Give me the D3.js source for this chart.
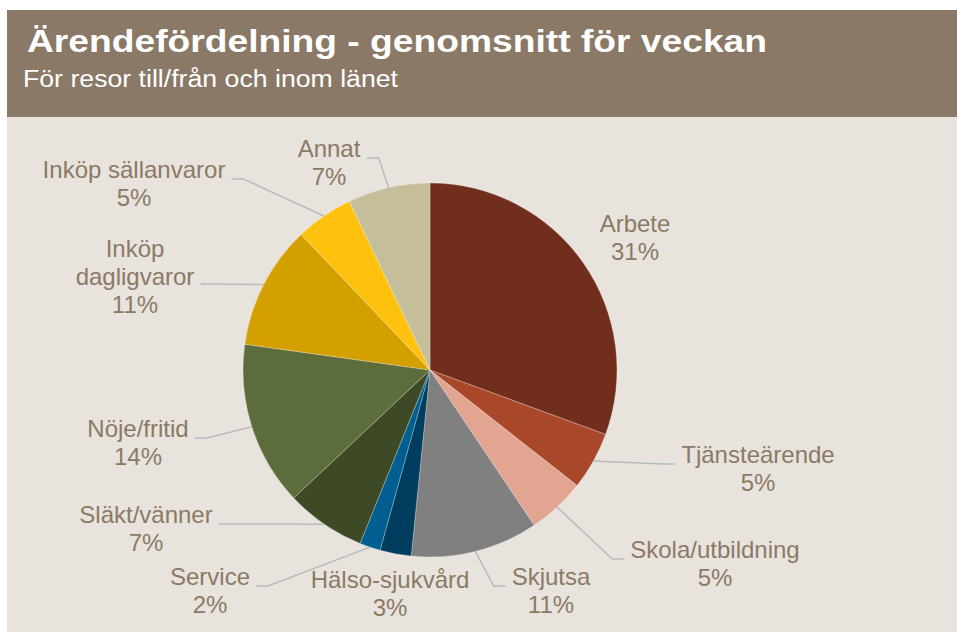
<!DOCTYPE html>
<html>
<head>
<meta charset="utf-8">
<script src="https://cdn.jsdelivr.net/npm/d3@7"></script>
<style>
  body { margin: 0; background: #fff; }
  svg { display: block; font-family: Arial, "Liberation Sans", sans-serif; }
</style>
</head>
<body>
<div id="chart"></div>
<script>
// arende split, percent of all trips
const categories = [
    "Arbete", "Tjänsteärende", "Skola/utbildning", "Skjutsa", "Hälso-sjukvård",
    "Service", "Släkt/vänner", "Nöje/fritid", "Inköp dagligvaror", "Inköp sällanvaror", "Annat"
];
const values = [30.6, 5.0, 5.0, 11.0, 2.7, 1.8, 6.9, 14.2, 10.7, 5.0, 7.1];
const colors = [
    "#722e1d", "#a9472b", "#e2a592", "#808080", "#003d5f",
    "#005f90", "#3d4a25", "#5c6d3b", "#d3a000", "#fec20e", "#c4be9a"
];

// where excel put each label: text centre x, first baseline y, side the leader comes in from
const labelLayout = [
    { x: 635, y: 232, side: null },
    { x: 758, y: 463, side: "right" },
    { x: 715, y: 558, side: "right" },
    { x: 551, y: 585, side: "right" },
    { x: 390, y: 588, side: null },
    { x: 210, y: 585, side: "left" },
    { x: 146, y: 523, side: "left" },
    { x: 138, y: 437, side: "left" },
    { x: 135, y: 257, side: "left", wrap: true, lineDy: 27 },
    { x: 134, y: 178, side: "left" },
    { x: 329, y: 157, side: "left" }
];

const width = 957, height = 632;
const cx = 430, cy = 370, radius = 187;
const lineH = 28;
const textCol = "#8a7a66";

const svg = d3.select("#chart")
    .append("svg")
    .attr("width", width)
    .attr("height", height);

// chart area + header band
svg.append("rect")
    .attr("x", 7).attr("y", 10)
    .attr("width", width - 7).attr("height", height - 10)
    .attr("fill", "#e9e3dd");

svg.append("rect")
    .attr("x", 7).attr("y", 10)
    .attr("width", width - 7).attr("height", 107)
    .attr("fill", "#8a7967");

svg.append("text")
    .attr("x", 27).attr("y", 52)
    .attr("font-size", 32)
    .attr("font-weight", "bold")
    .attr("fill", "#fff")
    .attr("textLength", 740)
    .attr("lengthAdjust", "spacingAndGlyphs")
    .text("Ärendefördelning - genomsnitt för veckan");

svg.append("text")
    .attr("x", 23).attr("y", 87)
    .attr("font-size", 23)
    .attr("fill", "#fff")
    .attr("textLength", 375)
    .attr("lengthAdjust", "spacingAndGlyphs")
    .text("För resor till/från och inom länet");

const data = categories.map((c, i) => ({ name: c, value: values[i], color: colors[i], layout: labelLayout[i] }));
const total = d3.sum(values);
const fmtPct = d3.format(".0%");

const pie = d3.pie().sort(null).value(d => d.value);
const arcs = pie(data);

const arc = d3.arc().innerRadius(0).outerRadius(radius);

const g = svg.append("g").attr("transform", `translate(${cx},${cy})`);

g.selectAll("path.slice")
    .data(arcs)
    .join("path")
    .attr("class", "slice")
    .attr("d", arc)
    .attr("fill", d => d.data.color)
    .attr("stroke", "rgba(255,255,255,0.35)")
    .attr("stroke-width", 0.75);

// labels
const labels = svg.append("g").attr("class", "labels");

arcs.forEach(d => {
    const L = d.data.layout;
    const lines = L.wrap ? d.data.name.split(" ") : [d.data.name];
    lines.push(fmtPct(d.data.value / total));

    const t = labels.append("text")
        .attr("text-anchor", "middle")
        .attr("font-size", 24)
        .attr("fill", textCol);

    lines.forEach((ln, k) => {
        t.append("tspan")
            .attr("x", L.x)
            .attr("y", L.y + k * lineH)
            .text(ln);
    });

    if (!L.side) return;

    // leader line: pie edge at slice middle -> elbow -> side of the label box
    const bb = t.node().getBBox();
    const mid = (d.startAngle + d.endAngle) / 2;
    const px = cx + radius * Math.sin(mid);
    const py = cy - radius * Math.cos(mid);
    const ly = L.y + (L.lineDy != null ? L.lineDy : 1);
    let ex, elx;
    if (L.side === "left") {
        ex = bb.x + bb.width + 6;
        elx = ex + 12;
    } else {
        ex = bb.x - 6;
        elx = ex - 12;
    }

    labels.append("path")
        .attr("d", d3.line()([[px, py], [elx, ly], [ex, ly]]))
        .attr("fill", "none")
        .attr("stroke", "#b6bbbe")
        .attr("stroke-width", 1.5);
});
</script>
</body>
</html>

★ ★ ★ ★ ★ ★ ★

# [OBJECTIVE]
Copy the whole listing above word for word but do not carry over the pictures.

# [RESULT]
Give me the D3.js source for this chart.
<!DOCTYPE html>
<html>
<head>
<meta charset="utf-8">
<script src="https://cdn.jsdelivr.net/npm/d3@7"></script>
<style>
  body { margin: 0; background: #fff; }
  svg { display: block; font-family: Arial, "Liberation Sans", sans-serif; }
</style>
</head>
<body>
<div id="chart"></div>
<script>
// arende split, percent of all trips
const categories = [
    "Arbete", "Tjänsteärende", "Skola/utbildning", "Skjutsa", "Hälso-sjukvård",
    "Service", "Släkt/vänner", "Nöje/fritid", "Inköp dagligvaror", "Inköp sällanvaror", "Annat"
];
const values = [30.6, 5.0, 5.0, 11.0, 2.7, 1.8, 6.9, 14.2, 10.7, 5.0, 7.1];
const colors = [
    "#722e1d", "#a9472b", "#e2a592", "#808080", "#003d5f",
    "#005f90", "#3d4a25", "#5c6d3b", "#d3a000", "#fec20e", "#c4be9a"
];

// where excel put each label: text centre x, first baseline y, side the leader comes in from
const labelLayout = [
    { x: 635, y: 232, side: null },
    { x: 758, y: 463, side: "right" },
    { x: 715, y: 558, side: "right" },
    { x: 551, y: 585, side: "right" },
    { x: 390, y: 588, side: null },
    { x: 210, y: 585, side: "left" },
    { x: 146, y: 523, side: "left" },
    { x: 138, y: 437, side: "left" },
    { x: 135, y: 257, side: "left", wrap: true, lineDy: 27 },
    { x: 134, y: 178, side: "left" },
    { x: 329, y: 157, side: "left" }
];

const width = 957, height = 632;
const cx = 430, cy = 370, radius = 187;
const lineH = 28;
const textCol = "#8a7a66";

const svg = d3.select("#chart")
    .append("svg")
    .attr("width", width)
    .attr("height", height);

// chart area + header band
svg.append("rect")
    .attr("x", 7).attr("y", 10)
    .attr("width", width - 7).attr("height", height - 10)
    .attr("fill", "#e9e3dd");

svg.append("rect")
    .attr("x", 7).attr("y", 10)
    .attr("width", width - 7).attr("height", 107)
    .attr("fill", "#8a7967");

svg.append("text")
    .attr("x", 27).attr("y", 52)
    .attr("font-size", 32)
    .attr("font-weight", "bold")
    .attr("fill", "#fff")
    .attr("textLength", 740)
    .attr("lengthAdjust", "spacingAndGlyphs")
    .text("Ärendefördelning - genomsnitt för veckan");

svg.append("text")
    .attr("x", 23).attr("y", 87)
    .attr("font-size", 23)
    .attr("fill", "#fff")
    .attr("textLength", 375)
    .attr("lengthAdjust", "spacingAndGlyphs")
    .text("För resor till/från och inom länet");

const data = categories.map((c, i) => ({ name: c, value: values[i], color: colors[i], layout: labelLayout[i] }));
const total = d3.sum(values);
const fmtPct = d3.format(".0%");

const pie = d3.pie().sort(null).value(d => d.value);
const arcs = pie(data);

const arc = d3.arc().innerRadius(0).outerRadius(radius);

const g = svg.append("g").attr("transform", `translate(${cx},${cy})`);

g.selectAll("path.slice")
    .data(arcs)
    .join("path")
    .attr("class", "slice")
    .attr("d", arc)
    .attr("fill", d => d.data.color)
    .attr("stroke", "rgba(255,255,255,0.35)")
    .attr("stroke-width", 0.75);

// labels
const labels = svg.append("g").attr("class", "labels");

arcs.forEach(d => {
    const L = d.data.layout;
    const lines = L.wrap ? d.data.name.split(" ") : [d.data.name];
    lines.push(fmtPct(d.data.value / total));

    const t = labels.append("text")
        .attr("text-anchor", "middle")
        .attr("font-size", 24)
        .attr("fill", textCol);

    lines.forEach((ln, k) => {
        t.append("tspan")
            .attr("x", L.x)
            .attr("y", L.y + k * lineH)
            .text(ln);
    });

    if (!L.side) return;

    // leader line: pie edge at slice middle -> elbow -> side of the label box
    const bb = t.node().getBBox();
    const mid = (d.startAngle + d.endAngle) / 2;
    const px = cx + radius * Math.sin(mid);
    const py = cy - radius * Math.cos(mid);
    const ly = L.y + (L.lineDy != null ? L.lineDy : 1);
    let ex, elx;
    if (L.side === "left") {
        ex = bb.x + bb.width + 6;
        elx = ex + 12;
    } else {
        ex = bb.x - 6;
        elx = ex - 12;
    }

    labels.append("path")
        .attr("d", d3.line()([[px, py], [elx, ly], [ex, ly]]))
        .attr("fill", "none")
        .attr("stroke", "#b6bbbe")
        .attr("stroke-width", 1.5);
});
</script>
</body>
</html>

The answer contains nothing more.